[Collected data]

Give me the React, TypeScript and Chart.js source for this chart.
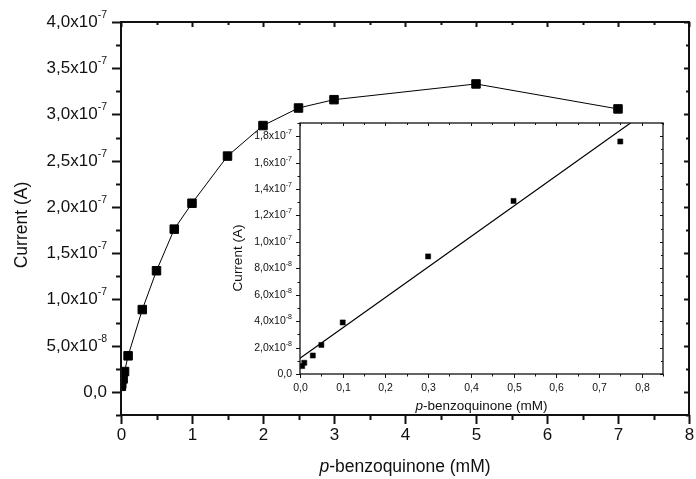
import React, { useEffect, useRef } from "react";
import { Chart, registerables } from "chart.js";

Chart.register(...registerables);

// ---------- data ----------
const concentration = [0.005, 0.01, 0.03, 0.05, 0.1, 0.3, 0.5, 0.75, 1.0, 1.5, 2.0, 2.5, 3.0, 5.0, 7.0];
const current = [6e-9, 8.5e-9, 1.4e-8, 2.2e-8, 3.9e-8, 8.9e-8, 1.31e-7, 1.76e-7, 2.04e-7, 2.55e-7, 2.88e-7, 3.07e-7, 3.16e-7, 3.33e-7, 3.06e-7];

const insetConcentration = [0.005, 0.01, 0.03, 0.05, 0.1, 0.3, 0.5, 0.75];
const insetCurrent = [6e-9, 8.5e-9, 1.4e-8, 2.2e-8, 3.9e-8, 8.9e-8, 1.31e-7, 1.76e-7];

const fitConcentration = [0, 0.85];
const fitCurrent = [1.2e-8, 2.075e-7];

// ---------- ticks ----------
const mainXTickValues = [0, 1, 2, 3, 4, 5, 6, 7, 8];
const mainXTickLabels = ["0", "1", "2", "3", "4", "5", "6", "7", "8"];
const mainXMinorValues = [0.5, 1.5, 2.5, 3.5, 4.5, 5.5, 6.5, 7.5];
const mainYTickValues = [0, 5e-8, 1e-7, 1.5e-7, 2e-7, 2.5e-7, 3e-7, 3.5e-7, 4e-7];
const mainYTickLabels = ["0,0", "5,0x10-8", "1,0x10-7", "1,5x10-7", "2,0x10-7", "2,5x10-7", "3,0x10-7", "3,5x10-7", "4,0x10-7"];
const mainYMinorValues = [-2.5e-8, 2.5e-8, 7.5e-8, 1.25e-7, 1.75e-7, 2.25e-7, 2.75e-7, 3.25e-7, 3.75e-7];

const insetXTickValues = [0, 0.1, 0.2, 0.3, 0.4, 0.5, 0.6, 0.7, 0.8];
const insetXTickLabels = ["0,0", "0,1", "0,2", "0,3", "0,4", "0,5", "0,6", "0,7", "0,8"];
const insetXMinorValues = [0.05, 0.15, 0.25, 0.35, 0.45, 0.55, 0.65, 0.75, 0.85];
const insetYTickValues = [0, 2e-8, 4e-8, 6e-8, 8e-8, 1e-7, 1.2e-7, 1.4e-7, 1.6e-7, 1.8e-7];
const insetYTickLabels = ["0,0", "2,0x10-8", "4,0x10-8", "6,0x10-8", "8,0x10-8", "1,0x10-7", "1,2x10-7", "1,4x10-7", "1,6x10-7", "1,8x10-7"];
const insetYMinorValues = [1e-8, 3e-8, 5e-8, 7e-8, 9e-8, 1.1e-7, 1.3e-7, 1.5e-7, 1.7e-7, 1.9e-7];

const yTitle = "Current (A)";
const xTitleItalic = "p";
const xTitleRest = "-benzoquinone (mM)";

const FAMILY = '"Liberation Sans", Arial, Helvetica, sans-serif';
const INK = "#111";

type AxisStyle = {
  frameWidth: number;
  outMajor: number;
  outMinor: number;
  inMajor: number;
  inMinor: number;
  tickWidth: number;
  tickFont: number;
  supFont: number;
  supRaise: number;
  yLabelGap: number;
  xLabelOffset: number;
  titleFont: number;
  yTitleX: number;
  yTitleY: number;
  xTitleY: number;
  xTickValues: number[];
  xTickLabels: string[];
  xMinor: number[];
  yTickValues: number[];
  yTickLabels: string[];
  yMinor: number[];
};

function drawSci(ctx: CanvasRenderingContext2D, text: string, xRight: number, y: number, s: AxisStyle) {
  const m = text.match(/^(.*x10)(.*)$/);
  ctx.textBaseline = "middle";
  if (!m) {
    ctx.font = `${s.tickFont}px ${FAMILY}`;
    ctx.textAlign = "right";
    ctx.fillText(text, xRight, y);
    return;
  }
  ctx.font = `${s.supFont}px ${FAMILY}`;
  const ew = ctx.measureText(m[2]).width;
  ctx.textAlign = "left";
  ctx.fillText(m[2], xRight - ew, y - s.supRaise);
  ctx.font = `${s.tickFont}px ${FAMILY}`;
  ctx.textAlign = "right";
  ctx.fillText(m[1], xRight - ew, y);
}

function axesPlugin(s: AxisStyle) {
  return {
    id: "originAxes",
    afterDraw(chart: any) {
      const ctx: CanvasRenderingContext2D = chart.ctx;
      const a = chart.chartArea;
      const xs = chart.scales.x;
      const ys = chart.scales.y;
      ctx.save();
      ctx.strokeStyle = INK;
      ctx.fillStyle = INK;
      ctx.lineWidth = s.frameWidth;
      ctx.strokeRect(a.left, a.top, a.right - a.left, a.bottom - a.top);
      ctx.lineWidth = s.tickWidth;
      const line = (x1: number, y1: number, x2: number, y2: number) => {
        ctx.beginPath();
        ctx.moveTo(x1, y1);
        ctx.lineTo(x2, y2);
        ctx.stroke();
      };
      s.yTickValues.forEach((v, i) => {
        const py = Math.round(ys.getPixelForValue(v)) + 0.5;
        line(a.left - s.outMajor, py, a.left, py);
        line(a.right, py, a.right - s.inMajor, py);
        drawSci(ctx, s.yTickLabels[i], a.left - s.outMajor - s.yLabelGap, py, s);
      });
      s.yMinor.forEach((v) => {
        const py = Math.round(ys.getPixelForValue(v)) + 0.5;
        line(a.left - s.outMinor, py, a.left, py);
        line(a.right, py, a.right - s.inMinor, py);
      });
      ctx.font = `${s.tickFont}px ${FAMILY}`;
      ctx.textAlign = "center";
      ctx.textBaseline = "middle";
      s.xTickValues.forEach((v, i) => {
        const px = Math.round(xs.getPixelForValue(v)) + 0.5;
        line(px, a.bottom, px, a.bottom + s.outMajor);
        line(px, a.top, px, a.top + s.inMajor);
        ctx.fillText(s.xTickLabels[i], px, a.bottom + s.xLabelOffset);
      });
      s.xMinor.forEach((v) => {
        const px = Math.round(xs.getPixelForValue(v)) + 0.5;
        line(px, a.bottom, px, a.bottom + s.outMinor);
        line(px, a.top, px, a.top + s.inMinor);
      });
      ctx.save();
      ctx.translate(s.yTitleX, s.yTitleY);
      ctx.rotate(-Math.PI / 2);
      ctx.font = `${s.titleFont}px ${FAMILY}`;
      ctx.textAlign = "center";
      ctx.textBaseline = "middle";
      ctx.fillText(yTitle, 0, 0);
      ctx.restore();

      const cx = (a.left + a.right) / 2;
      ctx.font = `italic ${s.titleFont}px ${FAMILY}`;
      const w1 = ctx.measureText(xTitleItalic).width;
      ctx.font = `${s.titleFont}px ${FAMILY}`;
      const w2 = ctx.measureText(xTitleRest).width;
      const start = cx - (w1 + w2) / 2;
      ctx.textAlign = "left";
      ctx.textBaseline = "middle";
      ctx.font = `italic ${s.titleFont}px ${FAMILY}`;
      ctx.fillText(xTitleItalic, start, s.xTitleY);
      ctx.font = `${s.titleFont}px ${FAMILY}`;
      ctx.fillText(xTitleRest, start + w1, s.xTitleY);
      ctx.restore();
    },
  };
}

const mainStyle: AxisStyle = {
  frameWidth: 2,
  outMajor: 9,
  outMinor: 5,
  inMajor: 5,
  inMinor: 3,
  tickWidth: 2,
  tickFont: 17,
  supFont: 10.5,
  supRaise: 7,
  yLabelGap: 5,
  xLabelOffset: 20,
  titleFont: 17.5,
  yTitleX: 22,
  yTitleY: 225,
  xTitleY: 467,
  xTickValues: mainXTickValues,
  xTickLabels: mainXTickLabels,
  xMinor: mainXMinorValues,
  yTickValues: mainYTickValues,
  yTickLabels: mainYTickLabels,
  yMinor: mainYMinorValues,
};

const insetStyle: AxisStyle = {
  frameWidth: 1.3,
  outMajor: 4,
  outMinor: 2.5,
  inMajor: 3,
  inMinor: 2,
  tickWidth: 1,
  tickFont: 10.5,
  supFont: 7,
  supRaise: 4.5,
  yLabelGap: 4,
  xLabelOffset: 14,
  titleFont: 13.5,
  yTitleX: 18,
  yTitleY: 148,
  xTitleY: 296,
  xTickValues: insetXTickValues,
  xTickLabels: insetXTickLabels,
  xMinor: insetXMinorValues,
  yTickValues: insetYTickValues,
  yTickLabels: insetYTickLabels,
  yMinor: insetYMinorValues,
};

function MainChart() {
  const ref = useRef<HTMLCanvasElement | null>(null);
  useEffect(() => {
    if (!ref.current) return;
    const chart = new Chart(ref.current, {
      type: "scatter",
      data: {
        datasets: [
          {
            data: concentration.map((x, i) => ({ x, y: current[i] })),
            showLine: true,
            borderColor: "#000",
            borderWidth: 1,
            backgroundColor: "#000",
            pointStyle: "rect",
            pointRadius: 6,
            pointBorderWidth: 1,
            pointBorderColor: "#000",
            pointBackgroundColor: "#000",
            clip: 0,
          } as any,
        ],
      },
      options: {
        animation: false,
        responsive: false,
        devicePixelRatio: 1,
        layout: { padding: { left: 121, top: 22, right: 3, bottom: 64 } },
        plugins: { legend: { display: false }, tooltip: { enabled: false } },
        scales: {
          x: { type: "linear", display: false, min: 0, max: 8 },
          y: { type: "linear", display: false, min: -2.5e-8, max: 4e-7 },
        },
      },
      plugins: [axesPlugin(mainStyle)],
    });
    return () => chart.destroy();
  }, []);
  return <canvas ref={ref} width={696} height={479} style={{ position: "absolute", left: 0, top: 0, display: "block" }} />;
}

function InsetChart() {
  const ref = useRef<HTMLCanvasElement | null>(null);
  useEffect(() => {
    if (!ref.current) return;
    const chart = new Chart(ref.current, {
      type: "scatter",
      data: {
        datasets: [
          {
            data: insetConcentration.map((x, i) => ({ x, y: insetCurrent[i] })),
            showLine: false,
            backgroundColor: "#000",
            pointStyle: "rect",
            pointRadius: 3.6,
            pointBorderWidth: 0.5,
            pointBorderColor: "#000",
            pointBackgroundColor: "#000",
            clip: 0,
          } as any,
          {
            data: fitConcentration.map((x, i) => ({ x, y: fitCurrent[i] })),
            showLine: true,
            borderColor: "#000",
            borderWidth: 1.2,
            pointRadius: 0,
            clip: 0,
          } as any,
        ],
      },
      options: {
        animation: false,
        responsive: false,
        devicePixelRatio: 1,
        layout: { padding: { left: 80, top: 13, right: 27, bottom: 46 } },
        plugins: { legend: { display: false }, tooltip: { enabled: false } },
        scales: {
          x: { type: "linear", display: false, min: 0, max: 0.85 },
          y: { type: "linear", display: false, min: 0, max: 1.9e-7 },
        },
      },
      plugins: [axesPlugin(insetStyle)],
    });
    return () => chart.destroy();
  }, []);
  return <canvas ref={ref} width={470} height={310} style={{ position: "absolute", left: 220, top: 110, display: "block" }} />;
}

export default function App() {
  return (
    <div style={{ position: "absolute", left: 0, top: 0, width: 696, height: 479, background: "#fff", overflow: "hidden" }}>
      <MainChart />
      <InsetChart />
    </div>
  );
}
...
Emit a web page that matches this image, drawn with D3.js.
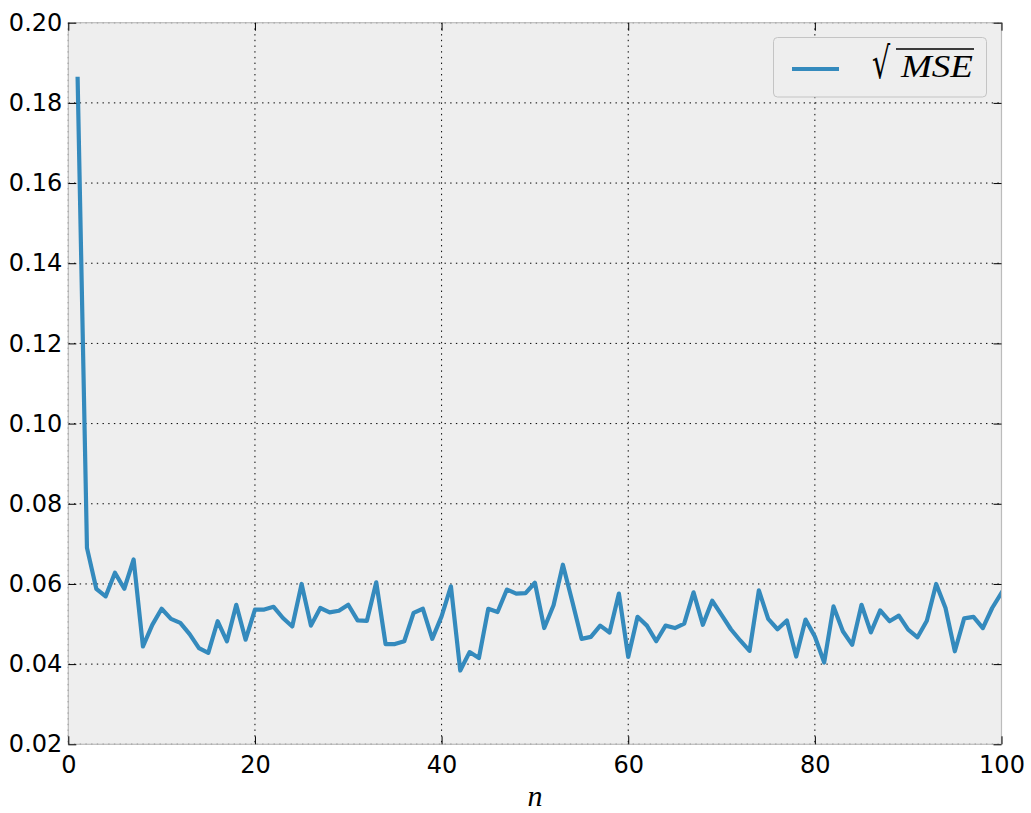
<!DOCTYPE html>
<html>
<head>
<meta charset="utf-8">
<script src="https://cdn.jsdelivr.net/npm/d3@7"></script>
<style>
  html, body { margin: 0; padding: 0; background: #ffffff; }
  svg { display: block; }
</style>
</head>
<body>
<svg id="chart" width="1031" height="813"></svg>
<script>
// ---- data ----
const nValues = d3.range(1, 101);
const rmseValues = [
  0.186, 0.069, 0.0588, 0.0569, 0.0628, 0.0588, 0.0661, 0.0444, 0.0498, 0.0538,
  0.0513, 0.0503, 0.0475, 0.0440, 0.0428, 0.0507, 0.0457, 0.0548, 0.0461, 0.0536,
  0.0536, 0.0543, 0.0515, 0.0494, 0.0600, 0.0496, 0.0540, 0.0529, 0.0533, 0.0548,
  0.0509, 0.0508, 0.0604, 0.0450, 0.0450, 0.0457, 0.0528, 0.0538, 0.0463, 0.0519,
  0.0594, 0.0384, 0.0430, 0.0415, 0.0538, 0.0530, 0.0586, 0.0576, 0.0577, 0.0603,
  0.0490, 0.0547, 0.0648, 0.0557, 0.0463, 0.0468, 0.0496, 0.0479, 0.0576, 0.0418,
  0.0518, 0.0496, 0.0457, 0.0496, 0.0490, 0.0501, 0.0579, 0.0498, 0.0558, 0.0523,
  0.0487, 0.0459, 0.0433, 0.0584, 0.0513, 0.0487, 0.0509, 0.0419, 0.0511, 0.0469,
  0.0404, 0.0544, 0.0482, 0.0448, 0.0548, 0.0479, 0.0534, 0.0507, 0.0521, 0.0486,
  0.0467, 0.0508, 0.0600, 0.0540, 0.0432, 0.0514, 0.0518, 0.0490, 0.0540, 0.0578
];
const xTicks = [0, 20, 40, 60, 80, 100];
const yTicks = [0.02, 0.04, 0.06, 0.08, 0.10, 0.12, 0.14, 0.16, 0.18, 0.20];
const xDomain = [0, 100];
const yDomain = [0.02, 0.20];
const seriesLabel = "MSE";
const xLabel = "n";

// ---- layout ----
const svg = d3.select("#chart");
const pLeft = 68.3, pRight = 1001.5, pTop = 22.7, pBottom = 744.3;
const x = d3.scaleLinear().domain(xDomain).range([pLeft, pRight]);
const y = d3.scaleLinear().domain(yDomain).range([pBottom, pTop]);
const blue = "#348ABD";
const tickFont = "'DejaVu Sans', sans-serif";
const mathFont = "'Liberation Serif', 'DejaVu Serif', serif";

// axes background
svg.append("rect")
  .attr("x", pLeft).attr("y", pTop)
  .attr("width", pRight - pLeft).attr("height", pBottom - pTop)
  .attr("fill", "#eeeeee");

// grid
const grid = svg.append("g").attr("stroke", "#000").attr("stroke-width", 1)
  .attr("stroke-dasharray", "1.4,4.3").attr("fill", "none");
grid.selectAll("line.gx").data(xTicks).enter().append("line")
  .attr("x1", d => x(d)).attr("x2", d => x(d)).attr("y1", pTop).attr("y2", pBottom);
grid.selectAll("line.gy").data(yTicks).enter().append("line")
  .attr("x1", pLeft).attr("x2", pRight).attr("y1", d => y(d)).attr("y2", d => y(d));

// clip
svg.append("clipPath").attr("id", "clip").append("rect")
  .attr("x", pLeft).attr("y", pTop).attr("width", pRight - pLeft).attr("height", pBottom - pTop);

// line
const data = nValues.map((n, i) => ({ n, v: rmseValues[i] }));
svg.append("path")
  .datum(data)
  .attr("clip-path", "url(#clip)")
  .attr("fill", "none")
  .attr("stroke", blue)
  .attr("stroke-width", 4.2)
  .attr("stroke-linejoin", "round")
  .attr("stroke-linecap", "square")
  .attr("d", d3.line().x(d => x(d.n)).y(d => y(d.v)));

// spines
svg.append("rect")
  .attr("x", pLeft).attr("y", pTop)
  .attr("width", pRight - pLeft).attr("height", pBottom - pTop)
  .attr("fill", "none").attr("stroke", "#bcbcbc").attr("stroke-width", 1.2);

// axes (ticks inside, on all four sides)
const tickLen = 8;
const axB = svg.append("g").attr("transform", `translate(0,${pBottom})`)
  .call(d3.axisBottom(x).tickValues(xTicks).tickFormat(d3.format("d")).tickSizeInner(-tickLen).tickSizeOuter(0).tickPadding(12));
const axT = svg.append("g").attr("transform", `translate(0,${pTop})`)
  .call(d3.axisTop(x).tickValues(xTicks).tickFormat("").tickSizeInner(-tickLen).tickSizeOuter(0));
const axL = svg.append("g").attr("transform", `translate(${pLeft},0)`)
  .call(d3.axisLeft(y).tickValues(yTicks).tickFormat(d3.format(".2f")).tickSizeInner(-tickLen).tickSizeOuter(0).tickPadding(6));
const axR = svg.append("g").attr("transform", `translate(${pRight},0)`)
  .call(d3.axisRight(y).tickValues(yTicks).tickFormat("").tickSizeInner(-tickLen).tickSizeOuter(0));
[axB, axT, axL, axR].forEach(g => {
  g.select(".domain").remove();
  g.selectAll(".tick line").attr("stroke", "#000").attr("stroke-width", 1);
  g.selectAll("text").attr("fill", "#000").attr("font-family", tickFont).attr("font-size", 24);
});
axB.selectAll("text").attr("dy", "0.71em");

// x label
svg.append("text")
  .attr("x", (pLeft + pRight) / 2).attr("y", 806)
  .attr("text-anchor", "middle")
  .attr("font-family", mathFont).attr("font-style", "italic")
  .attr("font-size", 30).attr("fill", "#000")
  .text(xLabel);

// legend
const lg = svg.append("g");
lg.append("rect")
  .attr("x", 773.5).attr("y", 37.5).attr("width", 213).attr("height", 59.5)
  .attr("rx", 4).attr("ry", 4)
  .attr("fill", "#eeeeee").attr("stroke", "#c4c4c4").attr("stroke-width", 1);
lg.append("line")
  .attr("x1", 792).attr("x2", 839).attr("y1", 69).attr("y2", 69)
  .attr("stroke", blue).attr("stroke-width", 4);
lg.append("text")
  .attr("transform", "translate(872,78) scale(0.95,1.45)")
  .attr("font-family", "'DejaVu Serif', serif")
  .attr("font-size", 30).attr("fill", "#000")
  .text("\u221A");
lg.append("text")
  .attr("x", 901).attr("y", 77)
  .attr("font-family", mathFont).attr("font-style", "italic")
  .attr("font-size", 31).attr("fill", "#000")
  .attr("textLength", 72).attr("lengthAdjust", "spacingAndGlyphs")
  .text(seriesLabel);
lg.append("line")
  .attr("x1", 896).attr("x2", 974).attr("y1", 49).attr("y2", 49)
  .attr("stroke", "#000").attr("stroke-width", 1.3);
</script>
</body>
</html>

> [WORK TO COMPLETE]: Reproduce the lines above starting at the one with "Give me the" and ending at the one with "Chart.register(...registerables);", both included, exactly and with no pictures.

> [ANSWER FOR THE TASK]:
Give me the React, TypeScript and Chart.js source for this chart.
import React, { useEffect, useRef } from "react";
import { Chart, registerables } from "chart.js";

Chart.register(...registerables);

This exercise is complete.